Colleagues, we will move to a clause-by-clause consideration if we could. Thank you again to our witnesses for coming in and supporting us.
Senator Massicotte: Chair, can I get clarification? I forget exactly the process. Do you go through page by page or clause by clause? What if we don’t agree? There is a certain process that we must state at the beginning. I would be in favour, for instance, to delay it all and not have a vote on the proposed bill. Personally, if it came back that the federal government agrees with our process and is prepared to engage with us to try to find a solution — but I would say that we should punt on the bill and give it more time. I would prefer that. I don’t agree with proceeding at this point in time.
Senator Moncion: Can you explain this a little bit more so that I catch —
Senator Massicotte: I don’t agree with the bill, as it is. It is chaotic and dangerous — but if you came back — and I congratulate you for the effort —
Senator Moncion: It’s okay, it is nothing personal; this is business.
Senator Massicotte: But if you came back with a minister or someone from the government saying, “Yes, we’re pretty sure there’s a problem. We have to find another structure.” If you came back and had that consent and willingness from the federal government — I would favour the bill with some amendments. If we are forced to approve it right now, then I must say no. I don’t agree that the bill, as is, is a good one. I want to make sure I follow the right process to get to the right point.
The Deputy Chair: Thank you, senator.
Senator Dawson: As I mentioned before, I think the debate is worthwhile. The senior senator from Quebec, who has been here longer than me, is right, I think. I would rather the bill live and it continue to be debated than voting against it and not have this issue brought up. It is a worthwhile debate, but I don’t think that I could vote for the bill right now.
[Translation]
Senator Bellemare: I have exactly the same views. I am not prepared to vote for the bill as it is presented. I think it needs to be reworked.
[English]
The Deputy Chair: Colleagues, we are at a position where I’m looking for thoughts from Senator Moncion. I’m happy to proceed with clause by clause.
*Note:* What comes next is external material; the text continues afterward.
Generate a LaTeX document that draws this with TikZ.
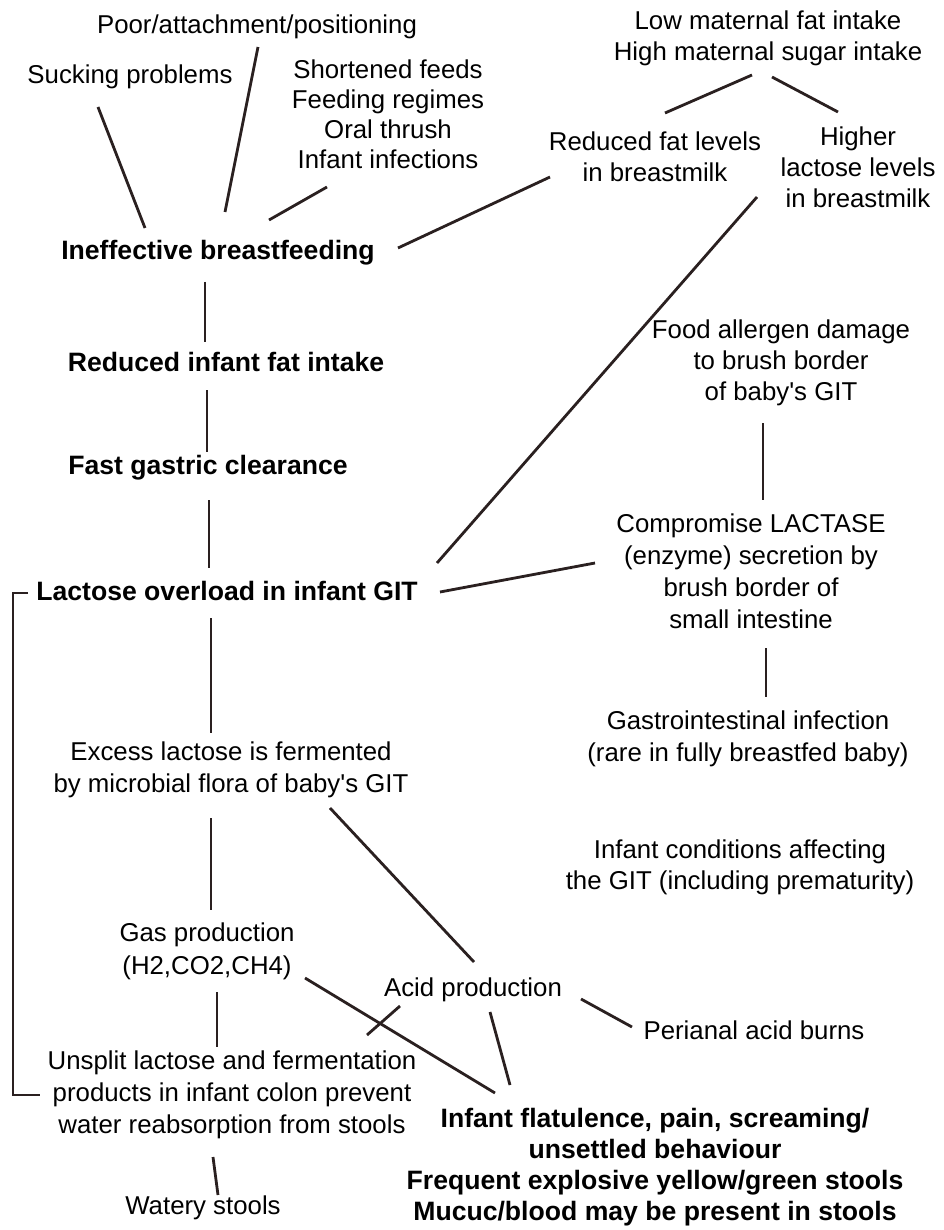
\documentclass[tikz,border=0pt]{standalone}
\usepackage{fontspec}
\setmainfont{Liberation Sans}
\definecolor{linkcol}{RGB}{42,32,32}
\tikzset{
  txt/.style={align=center,inner sep=0pt,font=\fontsize{25.8}{31}\selectfont},
  bld/.style={txt,font=\fontsize{26.6}{31}\selectfont\bfseries},
  link/.style={draw=linkcol,line width=2.8pt}
}
\begin{document}
\begin{tikzpicture}[x=1pt,y=-1pt]
      \path[use as bounding box,fill=white] (0,0) rectangle (943,1230);

      \node[txt] (poor) at (257,27) {Poor/attachment/positioning};
      \node[txt] (suck) at (130,77) {Sucking problems};
      \node[txt,font=\fontsize{25.8}{30}\selectfont] (feeds) at (388,114) {Shortened feeds\\Feeding regimes\\Oral thrush\\Infant infections};
      \node[txt] (lowfat) at (768,38) {Low maternal fat intake\\High maternal sugar intake};
      \node[txt] (redfat) at (655,157) {Reduced fat levels\\in breastmilk};
      \node[txt] (higher) at (858,167) {Higher\\lactose levels\\in breastmilk};
      \node[bld] (ineff) at (218,253) {Ineffective breastfeeding};
      \node[bld] (redint) at (226,362) {Reduced infant fat intake};
      \node[bld] (fast) at (208,468) {Fast gastric clearance};
      \node[bld] (overload) at (227,591) {Lactose overload in infant GIT};
      \node[txt] (food) at (781,363) {Food allergen damage\\to brush border\\of baby\textquotesingle s GIT};
      \node[txt,font=\fontsize{25.8}{32}\selectfont] (compr) at (751,571) {Compromise LACTASE\\(enzyme) secretion by\\brush border of\\small intestine};
      \node[txt,font=\fontsize{25.8}{32}\selectfont] (gastro) at (748,739) {Gastrointestinal infection\\(rare in fully breastfed baby)};
      \node[txt,font=\fontsize{25.8}{32}\selectfont] (excess) at (231,770) {Excess lactose is fermented\\by microbial flora of baby\textquotesingle s GIT};
      \node[txt] (cond) at (740,867) {Infant conditions affecting\\the GIT (including prematurity)};
      \node[txt,font=\fontsize{25.8}{33}\selectfont] (gas) at (207,951) {Gas production\\(H2,CO2,CH4)};
      \node[txt] (acid) at (473,990) {Acid production};
      \node[txt] (peri) at (754,1030) {Perianal acid burns};
      \node[txt,font=\fontsize{25.8}{32}\selectfont] (unsplit) at (232,1095) {Unsplit lactose and fermentation\\products in infant colon prevent\\water reabsorption from stools};
      \node[txt] (watery) at (203,1208) {Watery stools};
      \node[bld] (symp) at (655,1167) {Infant flatulence, pain, screaming/\\unsettled behaviour\\Frequent explosive yellow/green stools\\Mucuc/blood may be present in stools};

      \draw[link] ([shift={(-32,30)}]suck.center) -- ([shift={(-73,-25)}]ineff.center);
      \draw[link] ([shift={(1,20)}]poor.center) -- ([shift={(7,-41)}]ineff.center);
      \draw[link] ([shift={(-61,73)}]feeds.center) -- ([shift={(51,-33)}]ineff.center);
      \draw[link] ([shift={(-105,20)}]redfat.center) -- ([shift={(180,-5)}]ineff.center);
      \draw[link] ([shift={(-16,37)}]lowfat.center) -- ([shift={(10,-44)}]redfat.center);
      \draw[link] ([shift={(4,39)}]lowfat.center) -- ([shift={(-20,-55)}]higher.center);
      \draw[link] ([shift={(-101,30)}]higher.center) -- ([shift={(210,-28)}]overload.center);
      \draw[link] ([shift={(-13,29)}]ineff.center) -- ([shift={(-21,-20)}]redint.center);
      \draw[link] ([shift={(-19,28)}]redint.center) -- ([shift={(-1,-16)}]fast.center);
      \draw[link] ([shift={(1,32)}]fast.center) -- ([shift={(-18,-23)}]overload.center);
      \draw[link] ([shift={(-18,60)}]food.center) -- ([shift={(12,-71)}]compr.center);
      \draw[link] ([shift={(-156,-8)}]compr.center) -- ([shift={(213,1)}]overload.center);
      \draw[link] ([shift={(15,77)}]compr.center) -- ([shift={(18,-42)}]gastro.center);
      \draw[link] ([shift={(-16,27)}]overload.center) -- ([shift={(-20,-37)}]excess.center);
      \draw[link] ([shift={(-20,48)}]excess.center) -- ([shift={(4,-41)}]gas.center);
      \draw[link] ([shift={(99,38)}]excess.center) -- ([shift={(1,-28)}]acid.center);
      \draw[link] ([shift={(98,27)}]gas.center) -- ([shift={(-160,-74)}]symp.center);
      \draw[link] ([shift={(-73,16)}]acid.center) -- ([shift={(135,-60)}]unsplit.center);
      \draw[link] ([shift={(17,22)}]acid.center) -- ([shift={(-145,-82)}]symp.center);
      \draw[link] ([shift={(108,9)}]acid.center) -- ([shift={(-122,-3)}]peri.center);
      \draw[link] ([shift={(10,41)}]gas.center) -- ([shift={(-15,-48)}]unsplit.center);
      \draw[link] ([shift={(-19,62)}]unsplit.center) -- ([shift={(15,-13)}]watery.center);
      \draw[link] ([shift={(-199,2)}]overload.center) -| ([shift={(-219,0)}]unsplit.center) -- ([shift={(-192,0)}]unsplit.center);

\end{tikzpicture}
\end{document}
Senator Moncion: We are looking at bringing some amendments.
[Translation]
There is a lot at stake, and I thank Marie-Pierre who just sent me this information.
At this time, the bill does not create a legal vacuum. The government is being asked to propose an alternative to the Companies’ Creditors Arrangement Act and the Bankruptcy and Insolvency Act. That is what the government is being asked to do in this bill.
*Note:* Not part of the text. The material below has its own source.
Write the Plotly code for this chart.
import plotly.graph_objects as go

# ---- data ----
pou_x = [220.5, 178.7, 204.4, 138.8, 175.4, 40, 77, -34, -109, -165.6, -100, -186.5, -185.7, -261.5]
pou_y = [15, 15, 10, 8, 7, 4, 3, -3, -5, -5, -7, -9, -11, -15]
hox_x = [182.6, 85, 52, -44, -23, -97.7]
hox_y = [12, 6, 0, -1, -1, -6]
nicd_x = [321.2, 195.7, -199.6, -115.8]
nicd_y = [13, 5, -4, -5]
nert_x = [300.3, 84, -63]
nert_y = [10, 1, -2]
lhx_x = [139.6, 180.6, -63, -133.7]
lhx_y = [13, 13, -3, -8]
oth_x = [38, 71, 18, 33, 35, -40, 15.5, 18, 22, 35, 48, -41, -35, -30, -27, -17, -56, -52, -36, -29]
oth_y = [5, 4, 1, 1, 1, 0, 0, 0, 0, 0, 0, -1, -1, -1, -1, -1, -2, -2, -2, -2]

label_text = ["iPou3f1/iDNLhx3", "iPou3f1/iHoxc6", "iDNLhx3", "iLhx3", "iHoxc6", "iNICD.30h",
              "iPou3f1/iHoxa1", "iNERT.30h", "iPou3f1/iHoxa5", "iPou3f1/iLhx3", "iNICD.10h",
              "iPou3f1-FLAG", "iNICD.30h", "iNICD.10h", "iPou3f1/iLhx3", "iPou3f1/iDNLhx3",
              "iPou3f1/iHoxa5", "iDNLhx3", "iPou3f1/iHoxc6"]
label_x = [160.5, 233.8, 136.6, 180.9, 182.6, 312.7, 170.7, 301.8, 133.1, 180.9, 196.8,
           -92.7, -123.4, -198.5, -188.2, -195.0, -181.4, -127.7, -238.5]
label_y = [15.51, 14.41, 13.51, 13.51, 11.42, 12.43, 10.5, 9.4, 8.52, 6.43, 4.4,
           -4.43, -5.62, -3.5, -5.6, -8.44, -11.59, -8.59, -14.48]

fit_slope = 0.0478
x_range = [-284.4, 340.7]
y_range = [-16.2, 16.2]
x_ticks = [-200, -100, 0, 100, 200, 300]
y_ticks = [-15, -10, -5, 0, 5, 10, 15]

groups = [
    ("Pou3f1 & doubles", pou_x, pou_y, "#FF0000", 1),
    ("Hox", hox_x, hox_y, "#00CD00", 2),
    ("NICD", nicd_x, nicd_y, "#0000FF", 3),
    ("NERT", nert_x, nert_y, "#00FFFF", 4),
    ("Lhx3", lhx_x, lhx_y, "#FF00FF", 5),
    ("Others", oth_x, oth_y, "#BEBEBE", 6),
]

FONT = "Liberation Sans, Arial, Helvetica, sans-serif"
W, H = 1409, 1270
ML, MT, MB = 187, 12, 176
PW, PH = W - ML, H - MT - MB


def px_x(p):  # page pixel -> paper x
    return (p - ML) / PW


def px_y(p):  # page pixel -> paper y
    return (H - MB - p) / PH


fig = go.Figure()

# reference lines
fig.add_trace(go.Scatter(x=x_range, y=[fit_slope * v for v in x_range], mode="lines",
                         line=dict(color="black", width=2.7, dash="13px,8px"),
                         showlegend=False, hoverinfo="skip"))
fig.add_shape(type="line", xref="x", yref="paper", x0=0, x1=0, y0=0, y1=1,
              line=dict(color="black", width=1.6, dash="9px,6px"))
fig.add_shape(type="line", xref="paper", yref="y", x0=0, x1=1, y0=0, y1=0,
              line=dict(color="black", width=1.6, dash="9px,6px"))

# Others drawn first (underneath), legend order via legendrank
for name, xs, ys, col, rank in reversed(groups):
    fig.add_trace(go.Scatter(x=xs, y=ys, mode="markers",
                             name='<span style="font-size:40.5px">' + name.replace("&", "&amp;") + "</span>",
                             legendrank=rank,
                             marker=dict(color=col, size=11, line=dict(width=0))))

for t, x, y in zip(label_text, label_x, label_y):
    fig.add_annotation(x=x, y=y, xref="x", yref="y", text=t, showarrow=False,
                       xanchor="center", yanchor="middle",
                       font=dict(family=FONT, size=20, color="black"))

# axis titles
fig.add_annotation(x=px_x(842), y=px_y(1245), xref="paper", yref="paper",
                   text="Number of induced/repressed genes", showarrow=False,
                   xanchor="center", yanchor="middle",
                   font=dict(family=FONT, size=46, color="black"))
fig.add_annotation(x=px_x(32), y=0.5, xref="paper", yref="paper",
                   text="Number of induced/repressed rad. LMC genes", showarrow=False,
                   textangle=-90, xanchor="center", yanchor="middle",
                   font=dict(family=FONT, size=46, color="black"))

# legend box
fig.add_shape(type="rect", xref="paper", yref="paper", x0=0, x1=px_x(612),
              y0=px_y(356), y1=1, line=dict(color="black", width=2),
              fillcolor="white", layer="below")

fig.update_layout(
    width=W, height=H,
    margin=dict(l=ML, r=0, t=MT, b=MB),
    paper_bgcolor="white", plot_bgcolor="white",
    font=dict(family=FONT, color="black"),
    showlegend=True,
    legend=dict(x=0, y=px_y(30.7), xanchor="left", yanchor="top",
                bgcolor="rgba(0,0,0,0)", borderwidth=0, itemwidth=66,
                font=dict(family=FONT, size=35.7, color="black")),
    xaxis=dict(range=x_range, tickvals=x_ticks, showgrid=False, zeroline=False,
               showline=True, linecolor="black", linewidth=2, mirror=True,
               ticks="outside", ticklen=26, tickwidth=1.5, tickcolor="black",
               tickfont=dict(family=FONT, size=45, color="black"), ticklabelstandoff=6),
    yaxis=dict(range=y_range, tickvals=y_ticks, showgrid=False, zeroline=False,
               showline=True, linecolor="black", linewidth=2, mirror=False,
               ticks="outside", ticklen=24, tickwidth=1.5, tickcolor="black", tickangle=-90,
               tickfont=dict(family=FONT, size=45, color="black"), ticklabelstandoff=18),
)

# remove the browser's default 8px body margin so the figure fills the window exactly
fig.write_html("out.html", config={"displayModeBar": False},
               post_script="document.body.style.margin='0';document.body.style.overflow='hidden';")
Now, we have amendments to make because we have heard the comments that were presented to us on the constitutionality according to the work done by the legal counsel. He proposed an amendment to the titles of the two bills. We also have an amendment that will be made to one of the clauses. We understand the situation with respect to the bill, the way it is written.
However, I am taking into account the proposal you just made and I would be willing to go further in the exercise to work with a minister to try to see how we can — there is a whole story behind this.
[English]
Am I allowed? We’re still in open —
The Deputy Chair: It is still an open discussion. We could break and go in camera for a conversation now.
Senator Moncion: I thought that’s what we did when we were doing clause by clause. It is up to you.
Senator Massicotte: I think we have come to an agreement to say that we will not vote on the bill. The principle should be this: Let’s get the engagement of the federal government, and if we can’t, then most of us would be — I have some amendments also to paragraph 4. I think it’s too vague. Let’s leave that to the end and find out about the bigger picture — are they onside to seek an alternative?
Senator Moncion: I would ask that we go in camera, please.
The Deputy Chair: If it is agreed, we will break.